Shantini Pillai (spillai@pc.jaring.my) lectures on Literatures in English at the Faculty of Language Studies, National University of Malaysia. Her research interests include the representation of the Indian immigrant to Malaya in literature and historiography, subalternist discourses, diasporic theory, and literatures of the Indian diaspora. She is co-editor of a book on the cultural constructions of the Indian woman in literature, forthcoming at the end of 2000.
R. Radhakrishnan (rradhak@aol.com), Professor in the Department of English at the University of Massachusetts, Amherst, is the author of Diasporic Mediations: Between Home and Location (University of Minnesota, 1996) and Theory in an Uneven World (forthcoming, Blackwell). His articles and essays on postrtructuralism, postcoloniality, ethnicity, nationalism and the diaspora have appeared in a wide range of journals and collections of essays.

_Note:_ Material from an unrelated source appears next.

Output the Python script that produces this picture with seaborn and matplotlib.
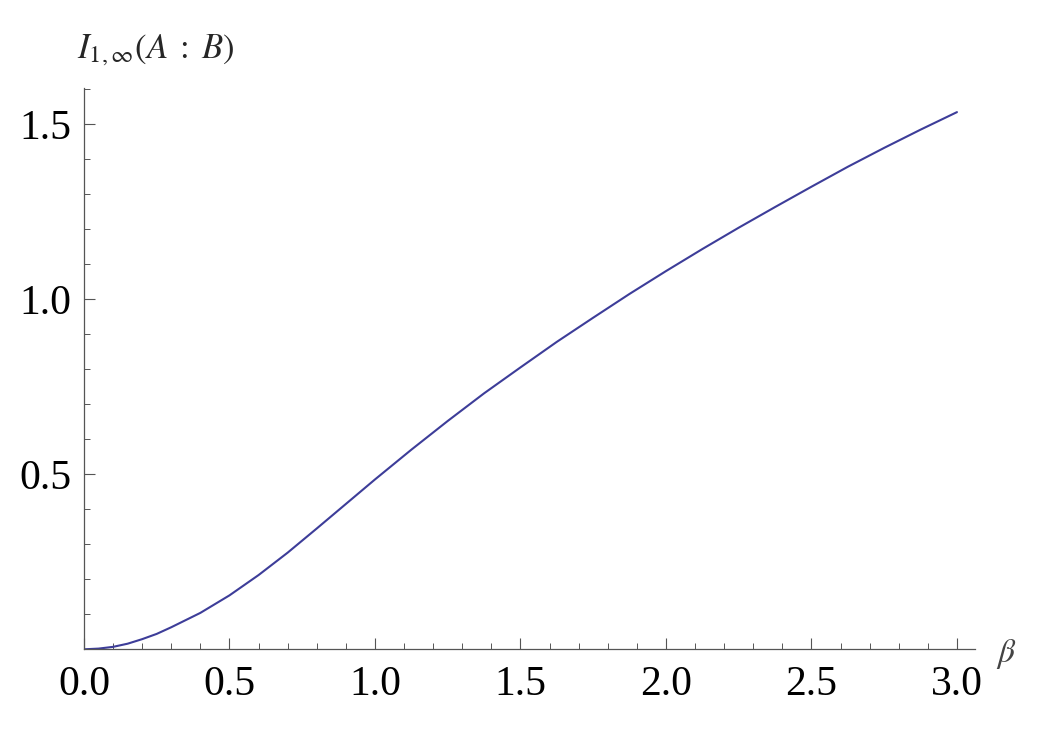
import matplotlib
matplotlib.use("Agg")
import matplotlib.pyplot as plt
from matplotlib.ticker import MultipleLocator
import seaborn as sns

# values
beta = [0.0, 0.05, 0.1, 0.15, 0.2, 0.25, 0.3, 0.4, 0.5, 0.6, 0.7, 0.8, 0.9, 1.0,
        1.125, 1.25, 1.375, 1.5, 1.625, 1.75, 1.875, 2.0, 2.125, 2.25, 2.375,
        2.5, 2.625, 2.75, 2.875, 3.0]
info = [0.0, 0.002, 0.007, 0.016, 0.029, 0.044, 0.063, 0.104, 0.154, 0.212, 0.276, 0.345, 0.415, 0.485,
        0.570, 0.652, 0.731, 0.805, 0.878, 0.947, 1.015, 1.080, 1.143, 1.204, 1.263,
        1.321, 1.378, 1.432, 1.484, 1.534]

x_ticks = [0.0, 0.5, 1.0, 1.5, 2.0, 2.5, 3.0]
y_ticks = [0.5, 1.0, 1.5]

sns.set_style("ticks")
plt.rcParams["font.family"] = ["Liberation Serif", "DejaVu Serif"]
plt.rcParams["mathtext.fontset"] = "stix"

fig = plt.figure(figsize=(10.39, 7.43), dpi=100)
ax = fig.add_axes([0.0808, 0.1261, 0.8576, 0.7555])

sns.lineplot(x=beta, y=info, ax=ax, color="#3d3d99", linewidth=1.5)

ax.set_xlim(0, 3.062)
ax.set_ylim(0, 1.603)
ax.set_xticks(x_ticks)
ax.set_xticklabels([f"{t:.1f}" for t in x_ticks])
ax.set_yticks(y_ticks)
ax.set_yticklabels([f"{t:.1f}" for t in y_ticks])
ax.xaxis.set_minor_locator(MultipleLocator(0.1))
ax.yaxis.set_minor_locator(MultipleLocator(0.1))

axis_grey = "#555555"
for side in ["top", "right"]:
    ax.spines[side].set_visible(False)
for side in ["left", "bottom"]:
    ax.spines[side].set_color(axis_grey)
    ax.spines[side].set_linewidth(0.9)

ax.tick_params(which="major", direction="in", length=8, width=0.8, color=axis_grey,
               labelsize=30, labelcolor="black")
ax.tick_params(axis="x", which="major", pad=12)
ax.tick_params(axis="y", which="major", pad=9)
ax.tick_params(which="minor", direction="in", length=4.5, width=0.7, color=axis_grey)
ax.set_xlabel("")
ax.set_ylabel("")

fig.text(0.074, 0.933, r"$I_{1,\infty}(A\;:\;B)$", fontsize=25, ha="left", va="center")
fig.text(0.968, 0.120, r"$\beta$", fontsize=24, ha="center", va="center", color="#444444")

fig.savefig("out.png", dpi=100, facecolor="white")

Charlene Regester (regester@email.unc.edu) is Adjunct Assistant Professor in the Department of African and Afro-American Studies at the University of North Carolina -- Chapel Hill. She is also the co-editor of the Oscar Michaux Newsletter, published by Duke University.
Laura Severin (lrs@ncsu.edu) is an Associate Professor of English at North Carolina State University, Raleigh NC, where she also is currently director of Women's Studies. Author of Stevie Smith's Resistant Antics (Wisconsin 1997), her research interests include women's literature and twentieth-century British women's poetry.
Eriks Uskaslis (E. Uskalis@ulg.ac.be) lectures in English, American and postcolonial literatures in the Département de langues et littératures modernes at the University of Liège. In recent years he has published articles on postcolonial theory and literatures in Ariel, Critical Survey, and World Literatures Written in English. He is co-editor of a book on masculinity and literature, The Signs of Masculinity (Rodopi 1998).